** Task prompt **
Only a number is wanted: how many lines in these records contain the word "this"?

(Data extracted from a collection)

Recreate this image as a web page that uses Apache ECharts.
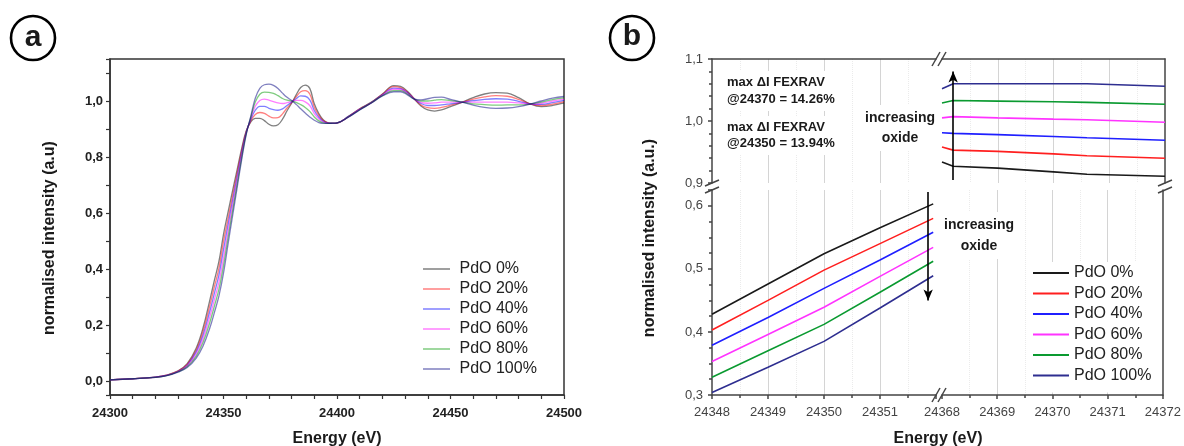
<!DOCTYPE html>
<html lang="en">
<head>
<meta charset="UTF-8">
<title>PdO XANES / FEXRAV</title>
<script src="https://cdn.jsdelivr.net/npm/echarts@6/dist/echarts.min.js"></script>
<style>
  html, body { margin: 0; padding: 0; background: #fff; }
  #chart { width: 1184px; height: 446px; }
</style>
</head>
<body>
<div id="chart"></div>
<script>
var names = ['PdO 0%', 'PdO 20%', 'PdO 40%', 'PdO 60%', 'PdO 80%', 'PdO 100%'];
var colorsA = ['#000000', '#ff0000', '#0000ff', '#ff00ff', '#009900', '#000080'];
var colorsB = ['#1a1a1a', '#ff1f1f', '#1f1fff', '#ff33ff', '#0a9a30', '#2e2e90'];

// panel a: whole spectra
var energyA = [24300, 24310, 24320, 24325, 24330, 24334, 24338, 24341, 24344, 24346,
  24348, 24350, 24352, 24354, 24356, 24358, 24360, 24362, 24364, 24366,
  24368, 24370, 24372, 24374, 24376, 24378, 24380, 24382, 24384, 24386,
  24388, 24390, 24392, 24394, 24396, 24398, 24400, 24405, 24410, 24415,
  24420, 24425, 24428, 24431, 24434, 24437, 24440, 24443, 24446, 24450,
  24455, 24460, 24465, 24470, 24475, 24480, 24485, 24490, 24495, 24500];
var pdo0 = [.004, .008, .014, .021, .036, .062, .118, .190, .290, .360,
  .428, .524, .603, .680, .755, .830, .893, .925, .938, .938,
  .930, .917, .911, .915, .935, .965, .992, 1.022, 1.048, 1.057,
  1.045, .990, .955, .932, .922, .920, .921, .945, .972, .995,
  1.025, 1.055, 1.052, 1.035, 1.008, .982, .968, .964, .968, .980,
  .995, 1.012, 1.025, 1.030, 1.028, 1.012, .990, .980, .984, .993];
var pdo20 = [.004, .008, .014, .021, .035, .059, .111, .177, .270, .337,
  .403, .498, .580, .662, .742, .822, .890, .929, .952, .959,
  .956, .946, .940, .941, .954, .975, .994, 1.015, 1.033, 1.037,
  1.025, .978, .949, .930, .922, .920, .921, .944, .971, .994,
  1.024, 1.051, 1.048, 1.032, 1.008, .986, .976, .974, .977, .985,
  .995, 1.007, 1.015, 1.019, 1.017, 1.006, .990, .984, .989, .998];
var pdo40 = [.004, .008, .014, .020, .034, .056, .104, .164, .250, .314,
  .379, .469, .558, .644, .729, .814, .888, .933, .967, .981,
  .981, .974, .969, .967, .972, .984, .996, 1.008, 1.018, 1.017,
  1.004, .966, .942, .927, .921, .920, .921, .944, .970, .994,
  1.022, 1.046, 1.044, 1.030, 1.008, .991, .984, .984, .986, .990,
  .995, 1.001, 1.006, 1.008, 1.007, .999, .990, .988, .994, 1.002];
var pdo60 = [.004, .008, .013, .020, .034, .054, .096, .151, .230, .291,
  .353, .439, .534, .626, .716, .806, .885, .937, .981, 1.002,
  1.007, 1.003, .998, .993, .991, .994, .998, 1.002, 1.002, .997,
  .984, .955, .936, .925, .921, .921, .922, .943, .970, .993,
  1.021, 1.042, 1.041, 1.027, 1.008, .995, .992, .993, .996, .996,
  .996, .996, .996, .996, .996, .993, .989, .992, 1.000, 1.007];
var pdo80 = [.004, .008, .013, .019, .033, .051, .089, .138, .210, .268,
  .328, .412, .512, .608, .703, .798, .883, .941, .996, 1.024,
  1.032, 1.031, 1.027, 1.019, 1.009, 1.003, 1.000, .995, .987, .977,
  .963, .943, .929, .922, .920, .921, .922, .943, .969, .993,
  1.019, 1.037, 1.037, 1.025, 1.007, 1.000, 1.000, 1.003, 1.005, 1.001,
  .996, .990, .987, .985, .986, .986, .989, .996, 1.005, 1.011];
var pdo100 = [.004, .008, .013, .019, .032, .048, .082, .125, .190, .245,
  .304, .385, .489, .590, .690, .790, .880, .945, 1.010, 1.045,
  1.058, 1.060, 1.056, 1.045, 1.028, 1.013, 1.002, .988, .972, .957,
  .943, .931, .923, .920, .920, .921, .922, .942, .968, .992,
  1.018, 1.033, 1.033, 1.022, 1.007, 1.004, 1.008, 1.013, 1.014, 1.006,
  .996, .985, .977, .974, .975, .980, .989, 1.000, 1.010, 1.016];

// panel b: zoom on the edge and on the white line
var edgeE = [24348, 24349, 24350, 24351, 24351.95];
var edge0 = [0.428, 0.476, 0.524, 0.565, 0.603];
var edge20 = [0.403, 0.450, 0.498, 0.540, 0.580];
var edge40 = [0.379, 0.423, 0.469, 0.514, 0.558];
var edge60 = [0.353, 0.396, 0.439, 0.488, 0.534];
var edge80 = [0.328, 0.370, 0.412, 0.463, 0.512];
var edge100 = [0.304, 0.344, 0.385, 0.438, 0.489];

var peakE = [24368, 24368.2, 24369, 24370, 24370.6, 24372];
var peak0 = [0.934, 0.927, 0.924, 0.918, 0.914, 0.911];
var peak20 = [0.958, 0.953, 0.951, 0.947, 0.944, 0.940];
var peak40 = [0.981, 0.980, 0.978, 0.975, 0.973, 0.969];
var peak60 = [1.005, 1.007, 1.005, 1.003, 1.002, 0.998];
var peak80 = [1.029, 1.033, 1.032, 1.031, 1.030, 1.027];
var peak100 = [1.052, 1.060, 1.060, 1.060, 1.060, 1.056];

var arrowDown = [[24351.86, 0.622], [24351.86, 0.45]];
var arrowUp = [[24368.2, 0.905], [24368.2, 1.08]];

var seriesA = [pdo0, pdo20, pdo40, pdo60, pdo80, pdo100];
var seriesEdge = [edge0, edge20, edge40, edge60, edge80, edge100];
var seriesPeak = [peak0, peak20, peak40, peak60, peak80, peak100];

var FONT = '"Liberation Sans", Arial, sans-serif';

function pairs(xs, ys) {
  return xs.map(function (x, i) { return [x, ys[i]]; });
}
function comma(v) { return v.toFixed(1).replace('.', ','); }
function plain(v) { return String(v); }

var lineB = { color: '#444', width: 1.5 };
var gridLine = { show: true, showMinLine: false, showMaxLine: false, lineStyle: { color: '#d4d4d4', width: 1 } };
var gridMinor = { show: true, lineStyle: { color: '#ebebeb', width: 1, type: 'dotted' } };

function xb(grid, min, pos, labels) {
  return {
    type: 'value', gridIndex: grid, min: min, max: min + 4, interval: 1, position: pos,
    axisLine: { show: true, onZero: false, lineStyle: lineB },
    axisTick: { show: labels, length: 4, lineStyle: lineB },
    minorTick: { show: labels, splitNumber: 2, length: 3, lineStyle: lineB },
    axisLabel: { show: labels, formatter: plain, showMaxLabel: min === 24368, fontSize: 13, color: '#444', margin: 11 },
    splitLine: gridLine, minorSplitLine: gridMinor
  };
}

var series = [];
seriesA.forEach(function (arr, i) {
  series.push({
    name: names[i], type: 'line', xAxisIndex: 0, yAxisIndex: 0,
    data: pairs(energyA, arr), symbol: 'none', smooth: 0.4,
    lineStyle: { color: colorsA[i], width: 1.3, opacity: 0.5 },
    itemStyle: { color: colorsA[i], opacity: 0.5 }
  });
});
seriesEdge.forEach(function (arr, i) {
  series.push({
    name: 'b-' + names[i], type: 'line', xAxisIndex: 1, yAxisIndex: 1,
    data: pairs(edgeE, arr), symbol: 'none',
    lineStyle: { color: colorsB[i], width: 1.6 }, itemStyle: { color: colorsB[i] }
  });
});
seriesPeak.forEach(function (arr, i) {
  series.push({
    name: 'b-' + names[i], type: 'line', xAxisIndex: 4, yAxisIndex: 4,
    data: pairs(peakE, arr), symbol: 'none',
    lineStyle: { color: colorsB[i], width: 1.6 }, itemStyle: { color: colorsB[i] }
  });
});
// the two "increasing oxide" arrows
[[1, arrowDown], [4, arrowUp]].forEach(function (a) {
  series.push({
    type: 'line', xAxisIndex: a[0], yAxisIndex: a[0], data: [],
    markLine: {
      silent: true, animation: false, symbol: ['none', 'arrow'], symbolSize: [7, 11],
      label: { show: false },
      lineStyle: { color: '#000', width: 1.6, type: 'solid' },
      itemStyle: { color: '#000' },
      data: [[{ coord: a[1][0] }, { coord: a[1][1] }]]
    }
  });
});

function slash(x1, y1, x2, y2) {
  return { type: 'line', z: 100, shape: { x1: x1, y1: y1, x2: x2, y2: y2 }, style: { stroke: '#444', lineWidth: 1.5 } };
}
function label(txt, x, y, opt) {
  var st = {
    text: txt, font: opt.font || 'bold 16px ' + FONT, fill: '#1a1a1a',
    align: opt.align || 'center', textAlign: opt.align || 'center',
    verticalAlign: opt.va || 'middle', textVerticalAlign: opt.va || 'middle'
  };
  if (opt.lh) st.lineHeight = opt.lh;
  if (opt.bg) { st.backgroundColor = '#fff'; st.padding = opt.pad || [3, 4, 3, 4]; }
  return { type: 'text', z: 100, x: x, y: y, rotation: opt.rot || 0, style: st };
}

var graphic = [
  { type: 'circle', z: 100, shape: { cx: 33, cy: 38, r: 22 }, style: { fill: '#fff', stroke: '#000', lineWidth: 2.6 } },
  label('a', 33, 38, { font: 'bold 30px ' + FONT }),
  { type: 'circle', z: 100, shape: { cx: 632, cy: 38, r: 22 }, style: { fill: '#fff', stroke: '#000', lineWidth: 2.6 } },
  label('b', 632, 37, { font: 'bold 30px ' + FONT }),
  label('normalised intensity (a.u)', 50, 238, { rot: Math.PI / 2 }),
  label('Energy (eV)', 337, 439, {}),
  label('normalised intensity (a.u.)', 650, 238, { rot: Math.PI / 2 }),
  label('Energy (eV)', 938, 439, {}),
  label('max \u0394I FEXRAV\n@24370 = 14.26%', 723, 71, { font: 'bold 13px ' + FONT, align: 'left', va: 'top', lh: 17, bg: true }),
  label('max \u0394I FEXRAV\n@24350 = 13.94%', 723, 116, { font: 'bold 13px ' + FONT, align: 'left', va: 'top', lh: 16.5, bg: true }),
  label('increasing\noxide', 900, 105, { font: 'bold 14px ' + FONT, va: 'top', lh: 20, bg: true }),
  label('increasing\noxide', 979, 212, { font: 'bold 14px ' + FONT, va: 'top', lh: 20.5, bg: true }),
  slash(932, 66, 940, 52), slash(938, 66, 946, 52),
  slash(932, 402, 940, 388), slash(938, 402, 946, 388),
  slash(705, 186, 719, 180), slash(705, 193, 719, 187),
  slash(1158, 186, 1172, 180), slash(1158, 193, 1172, 187)
];

var chart = echarts.init(document.getElementById('chart'));
chart.setOption({
  animation: false,
  backgroundColor: '#fff',
  textStyle: { fontFamily: FONT },
  grid: [
    { left: 110, top: 59, width: 454, height: 336, show: true, borderColor: '#333', borderWidth: 1.5 },
    { left: 712, top: 190, width: 224, height: 205 },
    { left: 942, top: 190, width: 223, height: 205 },
    { left: 712, top: 59, width: 224, height: 124 },
    { left: 942, top: 59, width: 223, height: 124 }
  ],
  xAxis: [
    {
      type: 'value', gridIndex: 0, min: 24300, max: 24500, interval: 50,
      axisLine: { show: true, onZero: false, lineStyle: { color: '#333', width: 1.5 } },
      axisTick: { length: 4, lineStyle: { color: '#333', width: 1.2 } },
      minorTick: { show: true, splitNumber: 5, length: 4, lineStyle: { color: '#333', width: 1.2 } },
      axisLabel: { formatter: plain, fontSize: 13, fontWeight: 'bold', color: '#222', margin: 12 },
      splitLine: { show: false }
    },
    xb(1, 24348, 'bottom', true),
    xb(2, 24368, 'bottom', true),
    xb(3, 24348, 'top', false),
    xb(4, 24368, 'top', false)
  ],
  yAxis: [
    {
      type: 'value', gridIndex: 0, min: -0.05, max: 1.15, splitNumber: 6,
      axisLine: { show: true, onZero: false, lineStyle: { color: '#333', width: 1.5 } },
      axisTick: { length: 4, lineStyle: { color: '#333', width: 1.2 } },
      minorTick: { show: true, splitNumber: 2, length: 4, lineStyle: { color: '#333', width: 1.2 } },
      axisLabel: { formatter: comma, showMinLabel: false, showMaxLabel: false, fontSize: 13, fontWeight: 'bold', color: '#222', margin: 7 },
      splitLine: { show: false }
    },
    {
      type: 'value', gridIndex: 1, min: 0.3, max: 0.625, splitNumber: 3,
      axisLine: { show: true, onZero: false, lineStyle: lineB },
      axisTick: { length: 4, lineStyle: lineB },
      minorTick: { show: true, splitNumber: 4, length: 3, lineStyle: lineB },
      axisLabel: { formatter: comma, showMaxLabel: false, fontSize: 13, color: '#444', margin: 9 },
      splitLine: { show: false }
    },
    {
      type: 'value', gridIndex: 2, min: 0.3, max: 0.625, position: 'right',
      axisLine: { show: true, onZero: false, lineStyle: lineB },
      axisTick: { show: false }, axisLabel: { show: false }, splitLine: { show: false }
    },
    {
      type: 'value', gridIndex: 3, min: 0.9, max: 1.1, interval: 0.1,
      axisLine: { show: true, onZero: false, lineStyle: lineB },
      axisTick: { length: 4, lineStyle: lineB },
      minorTick: { show: true, splitNumber: 5, length: 3, lineStyle: lineB },
      axisLabel: { formatter: comma, fontSize: 13, color: '#444', margin: 9 },
      splitLine: { show: false }
    },
    {
      type: 'value', gridIndex: 4, min: 0.9, max: 1.1, position: 'right',
      axisLine: { show: true, onZero: false, lineStyle: lineB },
      axisTick: { show: false }, axisLabel: { show: false }, splitLine: { show: false }
    }
  ],
  legend: [
    {
      orient: 'vertical', left: 423, top: 261, padding: 0, itemWidth: 36, itemHeight: 1.5, itemGap: 4,
      icon: 'path://M0,0H36V2H0Z',
      data: names, selectedMode: false,
      textStyle: { fontSize: 16, color: '#222', fontFamily: FONT }
    },
    {
      orient: 'vertical', left: 1027, top: 262, padding: [3, 8, 9, 6], itemWidth: 36, itemHeight: 2, itemGap: 4.5,
      icon: 'path://M0,0H36V2H0Z',
      backgroundColor: '#fff', selectedMode: false,
      data: names.map(function (n) { return 'b-' + n; }),
      formatter: function (n) { return n.replace('b-', ''); },
      textStyle: { fontSize: 16, color: '#222', fontFamily: FONT }
    }
  ],
  graphic: graphic,
  series: series
});
</script>
</body>
</html>
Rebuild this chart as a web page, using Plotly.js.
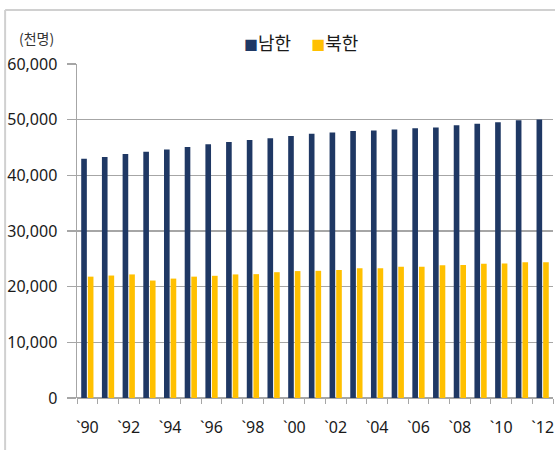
<!DOCTYPE html>
<html>
<head>
<meta charset="utf-8">
<script src="https://cdn.plot.ly/plotly-3.0.1.min.js"></script>
<style>
html,body{margin:0;padding:0;background:#fff;}
#chart{width:555px;height:450px;}
</style>
</head>
<body>
<div id="chart"></div>
<script>
// Data (thousand persons)
const categories = ['1990','1991','1992','1993','1994','1995','1996','1997','1998','1999','2000','2001','2002','2003','2004','2005','2006','2007','2008','2009','2010','2011','2012'];
const xTickLabels = ['`90','','`92','','`94','','`96','','`98','','`00','','`02','','`04','','`06','','`08','','`10','','`12'];
const southKorea = [43000, 43300, 43850, 44250, 44650, 45100, 45600, 46000, 46350, 46650, 47050, 47450, 47700, 47950, 48050, 48250, 48450, 48600, 49000, 49250, 49550, 49900, 50050];
const northKorea = [21800, 22000, 22200, 21100, 21450, 21800, 21950, 22200, 22250, 22600, 22800, 22850, 23000, 23300, 23300, 23600, 23600, 23850, 23900, 24100, 24150, 24400, 24400];
const seriesNames = ['남한', '북한'];
const seriesColors = ['#1f3864', '#ffc000'];
const unitLabel = '(천명)';

const fontFam = '"Noto Sans CJK KR", "Noto Sans", sans-serif';
const numFam = '"Noto Sans", "Open Sans", sans-serif';

const traces = [
  {type:'bar', name:seriesNames[0], x:categories, y:southKorea, marker:{color:seriesColors[0]}},
  {type:'bar', name:seriesNames[1], x:categories, y:northKorea, marker:{color:seriesColors[1]}}
];

const legendText = seriesNames.map((n,i) =>
  '<span style="color:' + seriesColors[i] + ';font-size:14px">■</span>' + n).join('&nbsp;&nbsp;&nbsp;&nbsp;&nbsp;');

const layout = {
  width:555, height:450,
  margin:{l:77, r:2, t:64, b:52},
  paper_bgcolor:'#ffffff', plot_bgcolor:'#ffffff',
  barmode:'group', bargap:0.36, bargroupgap:0.15,
  font:{family:fontFam, color:'#1a1a1a', size:16},
  showlegend:false,
  xaxis:{
    type:'category', tickmode:'array', tickvals:categories, ticktext:xTickLabels,
    tickson:'boundaries', ticks:'outside', ticklen:5, tickcolor:'#a6a6a6', tickwidth:1,
    ticklabelstandoff:18, tickangle:0,
    showline:false, showgrid:false, zeroline:false,
    tickfont:{family:numFam, size:16, color:'#1a1a1a'}
  },
  yaxis:{
    range:[0,60000], tickvals:[0,10000,20000,30000,40000,50000,60000],
    tickformat:',d', ticks:'outside', ticklen:9, tickcolor:'#a6a6a6', tickwidth:1.5,
    ticklabelstandoff:6,
    showgrid:true, gridcolor:'#a6a6a6', gridwidth:1.5,
    showline:true, linecolor:'#a6a6a6', linewidth:1.5,
    zeroline:true, zerolinecolor:'#a6a6a6', zerolinewidth:1.5,
    tickfont:{family:numFam, size:16, color:'#1a1a1a'}
  },
  annotations:[
    {text:unitLabel, xref:'paper', yref:'paper', x:-0.085, y:1.078, xanchor:'center', yanchor:'middle',
     showarrow:false, font:{family:fontFam, size:14, color:'#333'}},
    {text:legendText, xref:'paper', yref:'paper', x:0.47, y:1.066, xanchor:'center', yanchor:'middle',
     showarrow:false, font:{family:fontFam, size:18, color:'#1a1a1a'}}
  ],
  shapes:[
    {type:'line', xref:'paper', yref:'paper', x0:-0.151, x1:1.3, y0:1.1617, y1:1.1617,
     line:{color:'#d0d0d0', width:2}, layer:'below'},
    {type:'line', xref:'paper', yref:'paper', x0:-0.151, x1:-0.151, y0:-0.3, y1:1.1617,
     line:{color:'#d0d0d0', width:2}, layer:'below'}
  ]
};

Plotly.newPlot('chart', traces, layout, {displayModeBar:false, staticPlot:true});
</script>
</body>
</html>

** Finished exercise **
2